It was a moment of such deep healing. Of course all of the nightmare scenarios were running through my head, the fear of being judged, disempowered, having my magical moment taken from me again. And instead I was met with utter respect and trust in my knowing of my baby and my body. Somehow it healed, all the way back to that first experience of birth, and all the way forward to every moment of support I will offer another woman. Even in the midst of ‘complications’ this paramedic reminded me that we have the choice, to join mama in the sweetness and the stillness and treat her with respect, autonomy and trust.

Every generation likes to think that they are free, and often, only the clarity of hindsight can reveal just how restricted they actually were. My mother, for example, like many women in the seventies, thought that it was the pinnacle of freedom to have her labour induced, to know what day of the week on which I would be born and make practical arrangements, and to have a kindly midwife look after her newborn while she rested. Looking back on it now, over four decades later, she can more easily see the restrictions placed on her personal freedom that were epitomised when, lost and drug-hazy, she wandered the hospital corridors looking for the baby she knew she had just birthed, but could not find anywhere.

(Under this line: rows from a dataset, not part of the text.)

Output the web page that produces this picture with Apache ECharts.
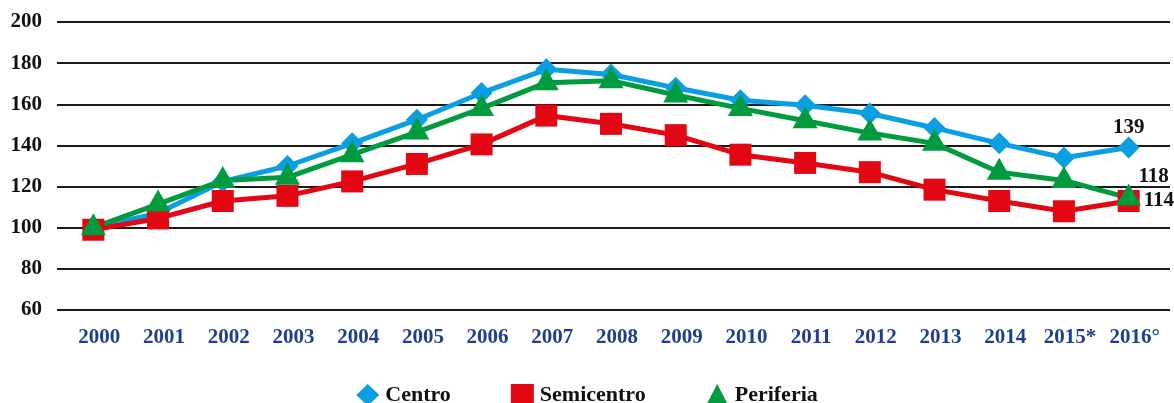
<!DOCTYPE html>
<html>
<head>
<meta charset="utf-8">
<script src="https://cdn.jsdelivr.net/npm/echarts@6/dist/echarts.min.js"></script>
<style>
  html, body { margin: 0; padding: 0; background: #fff; }
  #chart { width: 1174px; height: 403px; }
</style>
</head>
<body>
<div id="chart"></div>
<script>
// dati
var years = ['2000', '2001', '2002', '2003', '2004', '2005', '2006', '2007', '2008', '2009', '2010', '2011', '2012', '2013', '2014', '2015*', '2016°']
var centro = [100, 107, 122.5, 130, 141, 152.5, 165.5, 177, 174.5, 168, 162, 159.5, 155.5, 148.5, 141, 134, 139]
var semicentro = [99, 104.5, 113, 115.5, 122.5, 131, 140.5, 154.5, 150.5, 145, 135.5, 131.5, 127, 118.5, 113, 108, 113]
var periferia = [100, 111.5, 123, 124.5, 135.5, 146.5, 158, 170.5, 171.5, 164.5, 158, 152, 146, 141, 127, 123, 114.5]
var seriesNames = ['Centro', 'Semicentro', 'Periferia']
var lastLabels = ['139', '114', '118']
var yTicks = [60, 200, 20] // min, max, passo

var font = 'Liberation Serif'
var colors = ['#0A9FE3', '#E30613', '#009B3E']

function withLastLabel(values, text, label) {
  var data = values.slice()
  var i = data.length - 1
  data[i] = { value: data[i], label: Object.assign({ show: true, formatter: text }, label) }
  return data
}

var labelStyle = { color: '#111', fontFamily: font, fontWeight: 'bold', fontSize: 21 }

var option = {
  animation: false,
  color: colors,
  legend: {
    top: 379,
    left: 'center',
    itemGap: 60,
    itemWidth: 23,
    itemHeight: 22,
    textStyle: { color: '#111', fontFamily: font, fontWeight: 'bold', fontSize: 22, padding: [0, 0, 0, 1] },
    data: [
      { name: seriesNames[0], icon: 'diamond' },
      { name: seriesNames[1], icon: 'rect' },
      { name: seriesNames[2], icon: 'triangle' }
    ]
  },
  grid: [
    { left: 57, right: 4, top: 22, bottom: 93 },
    { left: 61, right: 13, top: 22, bottom: 93 }
  ],
  xAxis: [
    { gridIndex: 0, type: 'value', min: 0, max: 1, show: false },
    {
      gridIndex: 1,
      type: 'category',
      data: years,
      axisLine: { show: false },
      axisTick: { show: false },
      axisLabel: {
        interval: 0,
        margin: 17,
        padding: [0, 0, 0, 12],
        color: '#203E8F',
        fontFamily: font,
        fontWeight: 'bold',
        fontSize: 21
      }
    }
  ],
  yAxis: [
    {
      gridIndex: 0,
      type: 'value',
      min: yTicks[0],
      max: yTicks[1],
      interval: yTicks[2],
      axisLine: { show: false },
      axisTick: { show: false },
      axisLabel: { margin: 15, color: '#111', fontFamily: font, fontWeight: 'bold', fontSize: 21 },
      splitLine: { lineStyle: { color: '#1a1a1a', width: 2 } }
    },
    { gridIndex: 1, type: 'value', min: yTicks[0], max: yTicks[1], show: false }
  ],
  series: [
    {
      name: seriesNames[0],
      type: 'line',
      xAxisIndex: 1,
      yAxisIndex: 1,
      symbol: 'diamond',
      symbolSize: [22, 22],
      lineStyle: { width: 5 },
      data: withLastLabel(centro, lastLabels[0], Object.assign({ position: 'top', distance: 4, offset: [0, 6] }, labelStyle))
    },
    {
      name: seriesNames[1],
      type: 'line',
      xAxisIndex: 1,
      yAxisIndex: 1,
      symbol: 'rect',
      symbolSize: [22, 22],
      lineStyle: { width: 5 },
      data: withLastLabel(semicentro, lastLabels[1], Object.assign({ position: 'right', distance: 4 }, labelStyle))
    },
    {
      name: seriesNames[2],
      type: 'line',
      xAxisIndex: 1,
      yAxisIndex: 1,
      symbol: 'triangle',
      symbolSize: [25, 22],
      symbolOffset: [0, -3.5],
      lineStyle: { width: 5 },
      data: withLastLabel(periferia, lastLabels[2], Object.assign({ position: 'top', distance: 2, offset: [25, 6] }, labelStyle))
    }
  ]
}

var chart = echarts.init(document.getElementById('chart'))
chart.setOption(option)
</script>
</body>
</html>
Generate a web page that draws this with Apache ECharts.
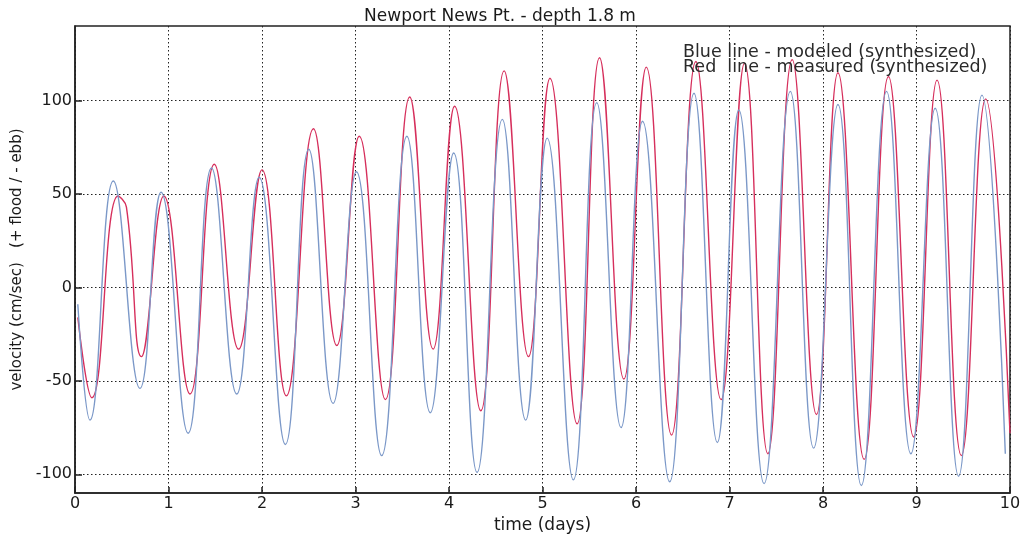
<!DOCTYPE html>
<html>
<head>
<meta charset="utf-8">
<title>Newport News Pt. - depth 1.8 m</title>
<script src="https://cdn.jsdelivr.net/npm/echarts@6/dist/echarts.min.js"></script>
<style>
  html, body { margin: 0; padding: 0; background: #fff; }
  #chart { width: 1020px; height: 535px; }
</style>
</head>
<body>
<div id="chart"></div>
<script>
// values (time in days, velocity in cm/sec)
const modeledTimes = [0.03, 0.16, 0.41, 0.695, 0.92, 1.21, 1.46, 1.73, 1.97, 2.25, 2.50, 2.76, 3.01, 3.28, 3.55, 3.80, 4.05, 4.30, 4.57, 4.82, 5.05, 5.33, 5.58, 5.84, 6.07, 6.36, 6.62, 6.87, 7.10, 7.37, 7.65, 7.90, 8.16, 8.41, 8.68, 8.94, 9.20, 9.45, 9.70, 9.95];
const modeledVelocity = [-9, -71, 57, -54, 51, -78, 64, -57, 59, -84, 74, -62, 62, -90, 81, -67, 72, -99, 90, -71, 80, -103, 99, -75, 89, -104, 104, -83, 95, -105, 105, -86, 98, -106, 105, -89, 96, -101, 103, -89];

const measuredTimes = [0.03, 0.18, 0.46, 0.55, 0.71, 0.95, 1.23, 1.49, 1.75, 2.0, 2.26, 2.55, 2.80, 3.04, 3.32, 3.58, 3.83, 4.06, 4.34, 4.59, 4.85, 5.08, 5.37, 5.61, 5.87, 6.11, 6.38, 6.64, 6.91, 7.16, 7.41, 7.67, 7.93, 8.16, 8.44, 8.70, 8.97, 9.22, 9.48, 9.74, 10.0];
const measuredVelocity = [-16, -59, 49, 43, -37, 49, -57, 66, -33, 63, -58, 85, -31, 81, -60, 102, -33, 97, -66, 116, -37, 112, -73, 123, -49, 118, -79, 121, -60, 120, -89, 122, -68, 115, -92, 113, -80, 111, -90, 101, -78];

const dayTicks = [0, 1, 2, 3, 4, 5, 6, 7, 8, 9, 10];
const velocityTicks = [-100, -50, 0, 50, 100];

const legendLines = [
  "Blue line - modeled (synthesized)",
  "Red  line - measured (synthesized)"
];

const pair = (ts, vs) => ts.map((t, i) => [t, vs[i]]);

const textFont = "'DejaVu Sans', Verdana, sans-serif";
const gridLine = { show: true, lineStyle: { color: "#222", type: [1.5, 2.5], width: 1 } };

var myChart = echarts.init(document.getElementById("chart"));
var option = {
  animation: false,
  backgroundColor: "#fff",
  title: {
    text: "Newport News Pt. - depth 1.8 m",
    left: 495,
    top: 3,
    textAlign: "center",
    textStyle: { fontFamily: textFont, fontSize: 17, fontWeight: "normal", color: "#1a1a1a" }
  },
  grid: {
    left: 75,
    right: 10,
    top: 26,
    bottom: 42,
    outerBoundsMode: "none",
    show: true,
    borderColor: "#222",
    borderWidth: 1.5
  },
  xAxis: {
    type: "value",
    min: 0,
    max: 10,
    interval: 1,
    name: "time (days)",
    nameLocation: "middle",
    nameGap: 22,
    nameTextStyle: { fontFamily: textFont, fontSize: 17, color: "#1a1a1a" },
    axisLine: { onZero: false, lineStyle: { color: "#222", width: 1.5 } },
    axisTick: { inside: true, length: 6, lineStyle: { color: "#222", width: 1.5 } },
    axisLabel: {
      customValues: dayTicks,
      fontFamily: textFont, fontSize: 16, color: "#1a1a1a", margin: 3
    },
    splitLine: gridLine
  },
  yAxis: {
    type: "value",
    min: -110,
    max: 140,
    name: "velocity (cm/sec)   (+ flood / - ebb)",
    nameLocation: "middle",
    nameRotate: 90,
    nameGap: 48,
    nameTextStyle: { fontFamily: textFont, fontSize: 15, color: "#1a1a1a" },
    axisLine: { onZero: false, lineStyle: { color: "#222", width: 1.5 } },
    axisTick: { inside: true, length: 7, customValues: velocityTicks, lineStyle: { color: "#222", width: 1.5 } },
    axisLabel: {
      customValues: velocityTicks,
      fontFamily: textFont, fontSize: 16, color: "#1a1a1a", margin: 3
    },
    splitLine: gridLine
  },
  graphic: legendLines.map((txt, i) => ({
    type: "text",
    left: 683,
    top: 43 + i * 15,
    style: { text: txt, fontFamily: textFont, fontSize: 17.5, fill: "#2a2a2a" },
    z: 10
  })),
  series: [
    {
      name: "measured",
      type: "line",
      data: pair(measuredTimes, measuredVelocity),
      smooth: 0.45,
      showSymbol: false,
      lineStyle: { color: "#d62f5c", width: 1.4 }
    },
    {
      name: "modeled",
      type: "line",
      data: pair(modeledTimes, modeledVelocity),
      smooth: 0.45,
      showSymbol: false,
      lineStyle: { color: "#7b98c8", width: 1.4 }
    }
  ]
};
option && myChart.setOption(option);
</script>
</body>
</html>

It would be foolish to assume that ‘that was then, this is now’ and that there is nothing happening to women in twenty-first-century maternity care that will not, when we look back on it in another forty years, seem laughable or even barbaric. In fact, you don’t necessarily need twenty–twenty hindsight – you only have to talk to women who are experiencing the current birth system to hear a myriad of restrictions, small and large, that are placed on their freedom, and a range of abuses, small and large, that are happening to them and hiding in plain sight in every maternity ward. When I listen to these stories, the same thought keeps coming back to me – birth needs a feminist revolution! But where is it? Where is feminism?